▶ Work to do
Repeat what the lines below say, word for word, and skip every image.

▶ Collected material
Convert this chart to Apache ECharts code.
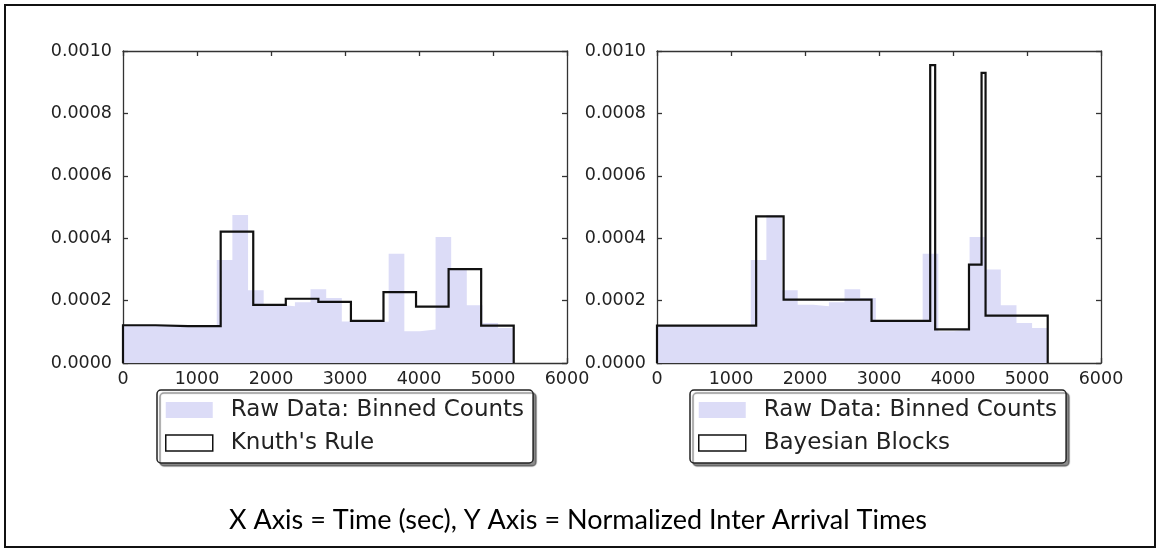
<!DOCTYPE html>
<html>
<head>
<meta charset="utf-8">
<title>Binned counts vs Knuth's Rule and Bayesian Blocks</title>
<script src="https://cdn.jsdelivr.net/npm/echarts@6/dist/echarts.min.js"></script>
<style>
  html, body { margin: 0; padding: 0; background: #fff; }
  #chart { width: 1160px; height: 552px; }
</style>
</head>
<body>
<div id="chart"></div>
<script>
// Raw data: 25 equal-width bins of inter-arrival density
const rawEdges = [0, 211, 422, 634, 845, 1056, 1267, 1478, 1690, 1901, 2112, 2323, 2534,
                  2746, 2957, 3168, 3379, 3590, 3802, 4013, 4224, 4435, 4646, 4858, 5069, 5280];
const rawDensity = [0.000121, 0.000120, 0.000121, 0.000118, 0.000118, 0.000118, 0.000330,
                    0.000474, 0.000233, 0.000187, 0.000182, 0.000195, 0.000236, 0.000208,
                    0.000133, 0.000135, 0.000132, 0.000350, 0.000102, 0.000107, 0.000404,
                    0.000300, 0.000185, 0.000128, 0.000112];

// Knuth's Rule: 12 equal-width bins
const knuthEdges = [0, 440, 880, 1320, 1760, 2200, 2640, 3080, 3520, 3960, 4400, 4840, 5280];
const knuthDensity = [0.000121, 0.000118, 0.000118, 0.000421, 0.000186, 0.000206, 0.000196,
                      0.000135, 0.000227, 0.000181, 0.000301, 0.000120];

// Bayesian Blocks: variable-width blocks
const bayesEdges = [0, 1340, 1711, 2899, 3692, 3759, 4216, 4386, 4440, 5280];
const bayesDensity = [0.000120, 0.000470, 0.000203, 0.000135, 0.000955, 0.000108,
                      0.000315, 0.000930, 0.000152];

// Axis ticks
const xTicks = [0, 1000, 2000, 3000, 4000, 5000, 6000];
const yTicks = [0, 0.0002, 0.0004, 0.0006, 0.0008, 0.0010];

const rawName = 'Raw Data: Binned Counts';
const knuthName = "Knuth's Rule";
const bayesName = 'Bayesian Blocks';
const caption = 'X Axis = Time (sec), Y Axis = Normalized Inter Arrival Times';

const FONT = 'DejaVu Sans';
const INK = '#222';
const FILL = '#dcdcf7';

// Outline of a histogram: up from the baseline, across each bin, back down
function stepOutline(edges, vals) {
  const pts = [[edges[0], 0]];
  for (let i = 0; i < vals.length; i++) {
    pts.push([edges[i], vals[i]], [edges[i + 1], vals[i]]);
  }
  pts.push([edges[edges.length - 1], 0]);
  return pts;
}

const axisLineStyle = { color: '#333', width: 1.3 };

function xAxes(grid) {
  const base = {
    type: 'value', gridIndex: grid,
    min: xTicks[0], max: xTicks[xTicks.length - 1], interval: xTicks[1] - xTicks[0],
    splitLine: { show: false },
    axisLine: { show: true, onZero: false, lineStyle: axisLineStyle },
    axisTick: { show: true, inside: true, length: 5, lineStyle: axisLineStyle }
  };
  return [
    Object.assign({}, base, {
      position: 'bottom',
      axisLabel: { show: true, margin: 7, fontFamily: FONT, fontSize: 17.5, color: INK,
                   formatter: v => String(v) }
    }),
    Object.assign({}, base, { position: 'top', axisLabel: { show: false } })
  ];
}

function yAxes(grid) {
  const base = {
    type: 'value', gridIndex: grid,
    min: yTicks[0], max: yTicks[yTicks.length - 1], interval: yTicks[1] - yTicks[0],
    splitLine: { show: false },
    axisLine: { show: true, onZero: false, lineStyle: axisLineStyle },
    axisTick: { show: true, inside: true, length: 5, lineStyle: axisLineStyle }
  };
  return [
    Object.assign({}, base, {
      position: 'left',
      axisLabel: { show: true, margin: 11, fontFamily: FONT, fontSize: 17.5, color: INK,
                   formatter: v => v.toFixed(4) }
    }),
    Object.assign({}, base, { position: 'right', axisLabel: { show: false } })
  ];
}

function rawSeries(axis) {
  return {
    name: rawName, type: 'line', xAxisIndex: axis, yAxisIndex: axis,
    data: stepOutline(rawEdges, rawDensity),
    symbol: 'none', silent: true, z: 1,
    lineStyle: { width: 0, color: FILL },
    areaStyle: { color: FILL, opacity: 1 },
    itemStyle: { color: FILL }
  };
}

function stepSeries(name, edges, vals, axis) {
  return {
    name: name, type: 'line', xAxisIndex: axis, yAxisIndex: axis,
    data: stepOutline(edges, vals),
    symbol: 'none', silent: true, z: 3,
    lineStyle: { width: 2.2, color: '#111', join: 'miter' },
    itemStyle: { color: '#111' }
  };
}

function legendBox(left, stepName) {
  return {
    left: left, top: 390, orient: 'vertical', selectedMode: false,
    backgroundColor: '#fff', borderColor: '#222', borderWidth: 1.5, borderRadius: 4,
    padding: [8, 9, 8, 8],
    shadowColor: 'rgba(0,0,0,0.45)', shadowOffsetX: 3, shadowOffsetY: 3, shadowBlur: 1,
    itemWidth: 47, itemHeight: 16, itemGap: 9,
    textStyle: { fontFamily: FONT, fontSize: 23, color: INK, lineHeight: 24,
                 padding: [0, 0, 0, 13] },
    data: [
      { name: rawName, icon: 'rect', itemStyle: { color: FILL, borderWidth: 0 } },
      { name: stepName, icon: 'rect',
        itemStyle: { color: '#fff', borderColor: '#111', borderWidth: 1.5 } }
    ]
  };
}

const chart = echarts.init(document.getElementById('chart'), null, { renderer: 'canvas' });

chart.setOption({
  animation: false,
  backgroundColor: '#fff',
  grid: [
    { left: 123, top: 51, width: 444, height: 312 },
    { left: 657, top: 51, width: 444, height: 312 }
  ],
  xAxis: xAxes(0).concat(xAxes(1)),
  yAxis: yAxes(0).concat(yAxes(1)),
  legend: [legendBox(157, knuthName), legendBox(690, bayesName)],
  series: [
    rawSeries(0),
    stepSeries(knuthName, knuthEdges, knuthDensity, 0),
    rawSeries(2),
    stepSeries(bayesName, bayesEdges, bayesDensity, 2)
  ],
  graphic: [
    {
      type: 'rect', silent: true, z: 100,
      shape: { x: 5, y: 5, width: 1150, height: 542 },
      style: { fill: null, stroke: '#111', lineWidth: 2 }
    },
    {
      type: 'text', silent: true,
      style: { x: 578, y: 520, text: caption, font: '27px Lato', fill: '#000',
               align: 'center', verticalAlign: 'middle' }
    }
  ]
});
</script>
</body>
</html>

▶ Written answer
Convert this chart to Apache ECharts code.
<!DOCTYPE html>
<html>
<head>
<meta charset="utf-8">
<title>Binned counts vs Knuth's Rule and Bayesian Blocks</title>
<script src="https://cdn.jsdelivr.net/npm/echarts@6/dist/echarts.min.js"></script>
<style>
  html, body { margin: 0; padding: 0; background: #fff; }
  #chart { width: 1160px; height: 552px; }
</style>
</head>
<body>
<div id="chart"></div>
<script>
// Raw data: 25 equal-width bins of inter-arrival density
const rawEdges = [0, 211, 422, 634, 845, 1056, 1267, 1478, 1690, 1901, 2112, 2323, 2534,
                  2746, 2957, 3168, 3379, 3590, 3802, 4013, 4224, 4435, 4646, 4858, 5069, 5280];
const rawDensity = [0.000121, 0.000120, 0.000121, 0.000118, 0.000118, 0.000118, 0.000330,
                    0.000474, 0.000233, 0.000187, 0.000182, 0.000195, 0.000236, 0.000208,
                    0.000133, 0.000135, 0.000132, 0.000350, 0.000102, 0.000107, 0.000404,
                    0.000300, 0.000185, 0.000128, 0.000112];

// Knuth's Rule: 12 equal-width bins
const knuthEdges = [0, 440, 880, 1320, 1760, 2200, 2640, 3080, 3520, 3960, 4400, 4840, 5280];
const knuthDensity = [0.000121, 0.000118, 0.000118, 0.000421, 0.000186, 0.000206, 0.000196,
                      0.000135, 0.000227, 0.000181, 0.000301, 0.000120];

// Bayesian Blocks: variable-width blocks
const bayesEdges = [0, 1340, 1711, 2899, 3692, 3759, 4216, 4386, 4440, 5280];
const bayesDensity = [0.000120, 0.000470, 0.000203, 0.000135, 0.000955, 0.000108,
                      0.000315, 0.000930, 0.000152];

// Axis ticks
const xTicks = [0, 1000, 2000, 3000, 4000, 5000, 6000];
const yTicks = [0, 0.0002, 0.0004, 0.0006, 0.0008, 0.0010];

const rawName = 'Raw Data: Binned Counts';
const knuthName = "Knuth's Rule";
const bayesName = 'Bayesian Blocks';
const caption = 'X Axis = Time (sec), Y Axis = Normalized Inter Arrival Times';

const FONT = 'DejaVu Sans';
const INK = '#222';
const FILL = '#dcdcf7';

// Outline of a histogram: up from the baseline, across each bin, back down
function stepOutline(edges, vals) {
  const pts = [[edges[0], 0]];
  for (let i = 0; i < vals.length; i++) {
    pts.push([edges[i], vals[i]], [edges[i + 1], vals[i]]);
  }
  pts.push([edges[edges.length - 1], 0]);
  return pts;
}

const axisLineStyle = { color: '#333', width: 1.3 };

function xAxes(grid) {
  const base = {
    type: 'value', gridIndex: grid,
    min: xTicks[0], max: xTicks[xTicks.length - 1], interval: xTicks[1] - xTicks[0],
    splitLine: { show: false },
    axisLine: { show: true, onZero: false, lineStyle: axisLineStyle },
    axisTick: { show: true, inside: true, length: 5, lineStyle: axisLineStyle }
  };
  return [
    Object.assign({}, base, {
      position: 'bottom',
      axisLabel: { show: true, margin: 7, fontFamily: FONT, fontSize: 17.5, color: INK,
                   formatter: v => String(v) }
    }),
    Object.assign({}, base, { position: 'top', axisLabel: { show: false } })
  ];
}

function yAxes(grid) {
  const base = {
    type: 'value', gridIndex: grid,
    min: yTicks[0], max: yTicks[yTicks.length - 1], interval: yTicks[1] - yTicks[0],
    splitLine: { show: false },
    axisLine: { show: true, onZero: false, lineStyle: axisLineStyle },
    axisTick: { show: true, inside: true, length: 5, lineStyle: axisLineStyle }
  };
  return [
    Object.assign({}, base, {
      position: 'left',
      axisLabel: { show: true, margin: 11, fontFamily: FONT, fontSize: 17.5, color: INK,
                   formatter: v => v.toFixed(4) }
    }),
    Object.assign({}, base, { position: 'right', axisLabel: { show: false } })
  ];
}

function rawSeries(axis) {
  return {
    name: rawName, type: 'line', xAxisIndex: axis, yAxisIndex: axis,
    data: stepOutline(rawEdges, rawDensity),
    symbol: 'none', silent: true, z: 1,
    lineStyle: { width: 0, color: FILL },
    areaStyle: { color: FILL, opacity: 1 },
    itemStyle: { color: FILL }
  };
}

function stepSeries(name, edges, vals, axis) {
  return {
    name: name, type: 'line', xAxisIndex: axis, yAxisIndex: axis,
    data: stepOutline(edges, vals),
    symbol: 'none', silent: true, z: 3,
    lineStyle: { width: 2.2, color: '#111', join: 'miter' },
    itemStyle: { color: '#111' }
  };
}

function legendBox(left, stepName) {
  return {
    left: left, top: 390, orient: 'vertical', selectedMode: false,
    backgroundColor: '#fff', borderColor: '#222', borderWidth: 1.5, borderRadius: 4,
    padding: [8, 9, 8, 8],
    shadowColor: 'rgba(0,0,0,0.45)', shadowOffsetX: 3, shadowOffsetY: 3, shadowBlur: 1,
    itemWidth: 47, itemHeight: 16, itemGap: 9,
    textStyle: { fontFamily: FONT, fontSize: 23, color: INK, lineHeight: 24,
                 padding: [0, 0, 0, 13] },
    data: [
      { name: rawName, icon: 'rect', itemStyle: { color: FILL, borderWidth: 0 } },
      { name: stepName, icon: 'rect',
        itemStyle: { color: '#fff', borderColor: '#111', borderWidth: 1.5 } }
    ]
  };
}

const chart = echarts.init(document.getElementById('chart'), null, { renderer: 'canvas' });

chart.setOption({
  animation: false,
  backgroundColor: '#fff',
  grid: [
    { left: 123, top: 51, width: 444, height: 312 },
    { left: 657, top: 51, width: 444, height: 312 }
  ],
  xAxis: xAxes(0).concat(xAxes(1)),
  yAxis: yAxes(0).concat(yAxes(1)),
  legend: [legendBox(157, knuthName), legendBox(690, bayesName)],
  series: [
    rawSeries(0),
    stepSeries(knuthName, knuthEdges, knuthDensity, 0),
    rawSeries(2),
    stepSeries(bayesName, bayesEdges, bayesDensity, 2)
  ],
  graphic: [
    {
      type: 'rect', silent: true, z: 100,
      shape: { x: 5, y: 5, width: 1150, height: 542 },
      style: { fill: null, stroke: '#111', lineWidth: 2 }
    },
    {
      type: 'text', silent: true,
      style: { x: 578, y: 520, text: caption, font: '27px Lato', fill: '#000',
               align: 'center', verticalAlign: 'middle' }
    }
  ]
});
</script>
</body>
</html>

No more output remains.